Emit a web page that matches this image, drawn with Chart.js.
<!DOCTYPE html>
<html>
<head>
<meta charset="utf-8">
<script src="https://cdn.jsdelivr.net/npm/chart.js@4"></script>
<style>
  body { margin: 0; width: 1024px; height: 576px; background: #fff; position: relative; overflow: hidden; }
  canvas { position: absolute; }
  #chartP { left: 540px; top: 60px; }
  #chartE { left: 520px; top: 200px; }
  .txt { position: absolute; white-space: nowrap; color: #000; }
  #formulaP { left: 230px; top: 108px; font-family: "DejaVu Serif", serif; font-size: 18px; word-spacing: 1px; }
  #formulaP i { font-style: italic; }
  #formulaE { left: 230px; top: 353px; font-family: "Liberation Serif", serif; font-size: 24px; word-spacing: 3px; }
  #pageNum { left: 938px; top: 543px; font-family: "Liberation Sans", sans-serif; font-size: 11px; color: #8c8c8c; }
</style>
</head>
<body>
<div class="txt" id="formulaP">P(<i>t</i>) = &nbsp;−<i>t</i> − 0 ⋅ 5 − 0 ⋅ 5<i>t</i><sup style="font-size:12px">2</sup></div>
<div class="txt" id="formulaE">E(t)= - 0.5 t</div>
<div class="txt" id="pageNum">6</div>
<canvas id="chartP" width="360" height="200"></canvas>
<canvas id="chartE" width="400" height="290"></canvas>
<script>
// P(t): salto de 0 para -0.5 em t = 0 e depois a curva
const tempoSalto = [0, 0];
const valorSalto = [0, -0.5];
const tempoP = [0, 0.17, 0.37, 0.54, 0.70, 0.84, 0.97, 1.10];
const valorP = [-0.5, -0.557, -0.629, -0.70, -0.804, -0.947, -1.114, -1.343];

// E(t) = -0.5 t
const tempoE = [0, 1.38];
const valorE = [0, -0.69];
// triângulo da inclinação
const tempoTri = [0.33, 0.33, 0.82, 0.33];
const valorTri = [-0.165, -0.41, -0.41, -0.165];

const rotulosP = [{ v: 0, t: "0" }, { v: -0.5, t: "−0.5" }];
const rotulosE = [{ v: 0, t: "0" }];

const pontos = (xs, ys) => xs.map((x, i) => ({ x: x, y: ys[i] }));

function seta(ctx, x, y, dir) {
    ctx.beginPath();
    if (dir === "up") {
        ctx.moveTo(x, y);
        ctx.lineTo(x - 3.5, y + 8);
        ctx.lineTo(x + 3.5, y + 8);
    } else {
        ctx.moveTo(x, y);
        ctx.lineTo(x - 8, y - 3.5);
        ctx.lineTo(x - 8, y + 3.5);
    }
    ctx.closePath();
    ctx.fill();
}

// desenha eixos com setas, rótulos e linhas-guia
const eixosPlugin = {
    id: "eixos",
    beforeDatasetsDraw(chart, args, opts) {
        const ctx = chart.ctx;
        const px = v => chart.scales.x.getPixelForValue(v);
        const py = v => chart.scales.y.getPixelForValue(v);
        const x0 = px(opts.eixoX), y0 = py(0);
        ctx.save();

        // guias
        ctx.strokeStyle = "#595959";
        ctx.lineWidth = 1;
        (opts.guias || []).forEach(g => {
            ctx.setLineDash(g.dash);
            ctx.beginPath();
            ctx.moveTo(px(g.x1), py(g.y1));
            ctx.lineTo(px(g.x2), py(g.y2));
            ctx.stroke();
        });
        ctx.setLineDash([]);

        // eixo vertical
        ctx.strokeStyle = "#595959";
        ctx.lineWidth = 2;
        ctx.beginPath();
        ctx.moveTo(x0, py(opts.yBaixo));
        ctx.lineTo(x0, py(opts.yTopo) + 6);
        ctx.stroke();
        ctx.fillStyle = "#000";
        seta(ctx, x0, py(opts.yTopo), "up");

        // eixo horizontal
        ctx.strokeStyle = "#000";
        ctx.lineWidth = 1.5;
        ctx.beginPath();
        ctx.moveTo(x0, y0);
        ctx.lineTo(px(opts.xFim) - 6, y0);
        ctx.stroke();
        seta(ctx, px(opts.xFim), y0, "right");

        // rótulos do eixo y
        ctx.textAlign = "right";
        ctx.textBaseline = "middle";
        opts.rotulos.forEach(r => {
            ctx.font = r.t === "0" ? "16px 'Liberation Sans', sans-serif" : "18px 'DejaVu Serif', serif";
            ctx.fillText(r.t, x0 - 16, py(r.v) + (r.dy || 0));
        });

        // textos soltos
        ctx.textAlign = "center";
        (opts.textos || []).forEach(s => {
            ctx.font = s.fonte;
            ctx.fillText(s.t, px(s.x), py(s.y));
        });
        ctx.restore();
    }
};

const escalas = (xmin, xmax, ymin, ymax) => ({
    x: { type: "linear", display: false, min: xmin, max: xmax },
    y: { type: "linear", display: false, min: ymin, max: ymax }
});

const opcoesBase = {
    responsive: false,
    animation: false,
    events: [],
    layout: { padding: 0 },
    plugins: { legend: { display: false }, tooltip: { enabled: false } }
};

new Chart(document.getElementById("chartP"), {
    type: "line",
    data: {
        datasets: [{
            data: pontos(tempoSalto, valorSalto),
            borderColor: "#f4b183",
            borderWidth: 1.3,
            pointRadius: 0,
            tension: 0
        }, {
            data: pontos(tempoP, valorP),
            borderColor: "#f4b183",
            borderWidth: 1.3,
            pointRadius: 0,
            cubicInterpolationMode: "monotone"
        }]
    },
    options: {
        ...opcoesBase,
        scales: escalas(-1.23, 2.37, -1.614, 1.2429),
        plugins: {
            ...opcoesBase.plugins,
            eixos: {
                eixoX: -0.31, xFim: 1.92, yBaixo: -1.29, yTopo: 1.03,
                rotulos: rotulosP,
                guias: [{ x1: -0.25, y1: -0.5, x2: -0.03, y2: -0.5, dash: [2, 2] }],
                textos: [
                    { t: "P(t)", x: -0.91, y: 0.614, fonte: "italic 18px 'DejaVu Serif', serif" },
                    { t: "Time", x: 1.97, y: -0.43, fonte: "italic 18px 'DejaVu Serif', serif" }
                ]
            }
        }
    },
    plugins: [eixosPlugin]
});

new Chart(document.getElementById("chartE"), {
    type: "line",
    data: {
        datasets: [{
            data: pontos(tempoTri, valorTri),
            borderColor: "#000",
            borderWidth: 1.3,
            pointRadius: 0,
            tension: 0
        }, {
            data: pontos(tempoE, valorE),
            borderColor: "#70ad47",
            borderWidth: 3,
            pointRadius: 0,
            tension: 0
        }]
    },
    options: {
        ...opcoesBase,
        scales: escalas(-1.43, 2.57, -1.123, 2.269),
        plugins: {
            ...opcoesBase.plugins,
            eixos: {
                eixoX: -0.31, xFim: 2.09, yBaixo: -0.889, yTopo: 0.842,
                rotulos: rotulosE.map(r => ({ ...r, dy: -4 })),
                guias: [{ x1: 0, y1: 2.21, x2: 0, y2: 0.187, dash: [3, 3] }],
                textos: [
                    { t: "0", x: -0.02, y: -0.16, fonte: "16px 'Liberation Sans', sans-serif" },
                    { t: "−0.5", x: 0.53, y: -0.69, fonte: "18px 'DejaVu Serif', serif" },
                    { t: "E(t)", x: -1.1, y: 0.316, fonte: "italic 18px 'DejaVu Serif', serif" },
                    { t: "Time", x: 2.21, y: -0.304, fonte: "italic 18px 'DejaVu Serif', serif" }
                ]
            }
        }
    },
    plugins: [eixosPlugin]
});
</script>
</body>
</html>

━━━━━━━━━━

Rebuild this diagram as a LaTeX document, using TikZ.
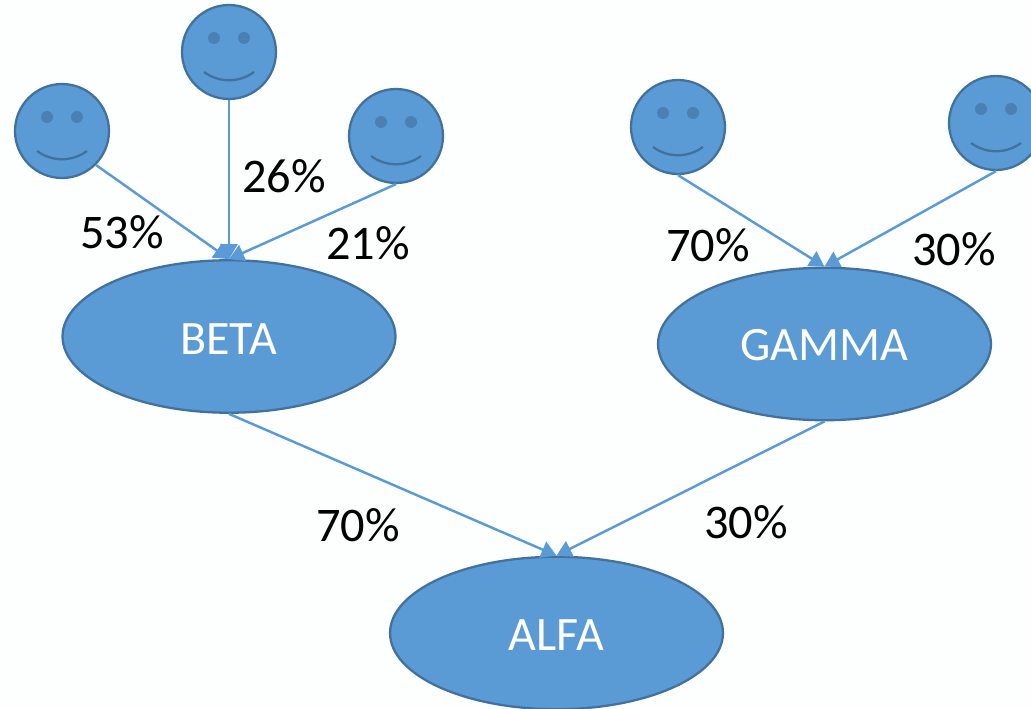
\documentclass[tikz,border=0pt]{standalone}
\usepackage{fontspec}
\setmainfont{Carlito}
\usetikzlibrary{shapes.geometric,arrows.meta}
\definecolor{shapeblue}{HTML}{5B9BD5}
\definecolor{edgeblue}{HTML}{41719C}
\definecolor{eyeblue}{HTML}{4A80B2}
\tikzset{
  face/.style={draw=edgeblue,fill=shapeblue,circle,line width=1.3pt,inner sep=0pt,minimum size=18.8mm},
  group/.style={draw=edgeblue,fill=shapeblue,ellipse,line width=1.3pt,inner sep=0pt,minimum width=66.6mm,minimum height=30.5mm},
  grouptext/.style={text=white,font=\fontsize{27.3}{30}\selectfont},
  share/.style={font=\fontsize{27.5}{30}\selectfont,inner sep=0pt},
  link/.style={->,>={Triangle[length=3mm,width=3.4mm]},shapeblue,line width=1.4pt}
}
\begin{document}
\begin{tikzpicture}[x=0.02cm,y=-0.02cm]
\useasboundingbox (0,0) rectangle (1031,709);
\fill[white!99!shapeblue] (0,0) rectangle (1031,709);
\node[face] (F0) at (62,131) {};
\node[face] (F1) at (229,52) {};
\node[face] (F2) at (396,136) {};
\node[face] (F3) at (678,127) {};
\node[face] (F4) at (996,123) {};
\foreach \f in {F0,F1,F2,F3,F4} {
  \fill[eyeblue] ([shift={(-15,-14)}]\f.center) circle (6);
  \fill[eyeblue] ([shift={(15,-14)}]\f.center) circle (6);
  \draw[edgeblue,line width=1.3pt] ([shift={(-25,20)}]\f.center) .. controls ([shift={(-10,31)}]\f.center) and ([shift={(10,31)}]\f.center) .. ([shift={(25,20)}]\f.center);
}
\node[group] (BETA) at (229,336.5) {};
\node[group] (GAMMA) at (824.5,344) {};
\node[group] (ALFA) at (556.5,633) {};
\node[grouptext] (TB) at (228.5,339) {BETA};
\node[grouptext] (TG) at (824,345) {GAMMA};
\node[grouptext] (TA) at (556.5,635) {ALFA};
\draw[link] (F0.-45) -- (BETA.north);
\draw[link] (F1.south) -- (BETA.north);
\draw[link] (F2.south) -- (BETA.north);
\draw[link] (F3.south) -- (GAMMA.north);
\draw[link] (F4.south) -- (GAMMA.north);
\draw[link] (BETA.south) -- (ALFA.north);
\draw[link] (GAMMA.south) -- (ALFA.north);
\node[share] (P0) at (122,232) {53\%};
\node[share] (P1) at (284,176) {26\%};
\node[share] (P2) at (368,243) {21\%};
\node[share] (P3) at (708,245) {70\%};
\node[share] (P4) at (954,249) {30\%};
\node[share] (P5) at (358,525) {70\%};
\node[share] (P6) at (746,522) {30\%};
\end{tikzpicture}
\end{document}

━━━━━━━━━━

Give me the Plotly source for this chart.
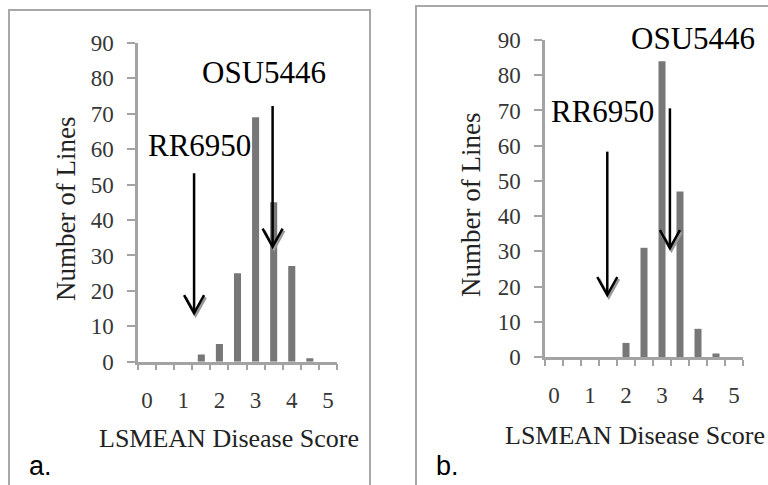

━━━━━━━━━━

Task statement:
Only the number is wanted: how many lines in the data include the string "this"?

Task response:
3